Adani Wilmar is a joint venture launched in 1999 between the Adani Group and Singapore-based Wilmar International Limited, Asia’s leading agribusiness group. The company has gained some notoriety for its vast palm-oil business, which has allegedly destroyed huge expanses of rainforest in Southeast Asia. Over the recent past, it has moved beyond palm oil to also deal in other agricultural products. Speaking to PTI in Feb 2020, Adani Wilmar’s deputy CEO, Angshu Mallick, claimed, “Within seven years we want to be the largest food company. For that we will have to be among top three nationally in segments like rice, wheat, pulses and sugar. If we are in the top three in these categories we can be the leaders in food segment.”

The group has already been cleared to export rice to the most lucrative foodgrain market in the world—China. According to a 2018 Financial Express report, “China has allowed five more rice processors in India, including Chaman Lal Setia and Adani Wilmar.”
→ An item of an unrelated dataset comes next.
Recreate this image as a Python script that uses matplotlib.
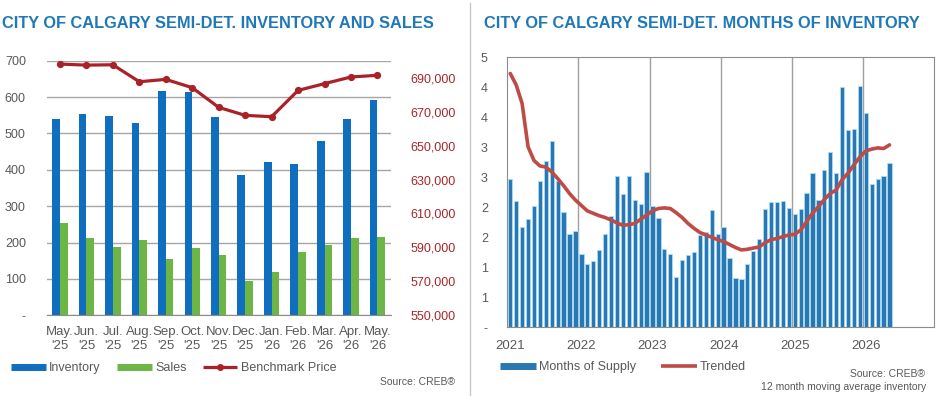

The clearance for selling to China came about in the wake of Modi’s 2016 visit to the country, but it was only in 2020 that the Chinese first allowed a limited amount of rice to be imported from India—barely a hundred thousand tonnes. This amount is likely to go up as China is the largest importer of rice in the world, at 4 million tonnes, and has started looking beyond its traditional suppliers in Southeast Asia.

Adani Wilmar first entered the rice market in 2014, and has since been selling branded basmati rice in the country. It sources basmati paddy directly from Punjab and Haryana, since basmati lies outside the procurement regime. This makes basmati a test case for those who back the new laws. Its story in the region encapsulates the full extent of the problem of leaving agricultural commerce in private hands.

Basmati requires less water than ordinary rice—a crucial issue for Punjab and Haryana, with their depleted water tables—and is more remunerative. But farmers have been unwilling to switch from normal rice to basmati. As the block agricultural officer for Pathankot, Amrik Singh, recently told the Indian Express, “Punjab’s farmers are ready to enhance the area under Basmati if they get assured price like paddy.”

They have a good reason for this demand. This year, farmers in both Punjab and Haryana were forced to sell basmati at six hundred rupees below the Rs 2,700 per quintal they got last year. The buyers blamed the fall in prices on the failure of Iran to pick even a quarter of the 1.5 million tonnes of basmati it purchases from India due to US sanctions hitting payments. The Indian middle class, which has continued to pay the same price it always has for basmati, has little idea that somewhere in between private players have made a killing.

The story that has transpired in Bihar with the collapse of the mandi system is apparent on an annual basis with basmati in Punjab and Haryana. The risk of prices dipping is passed on to the farmer and the consumer does not benefit.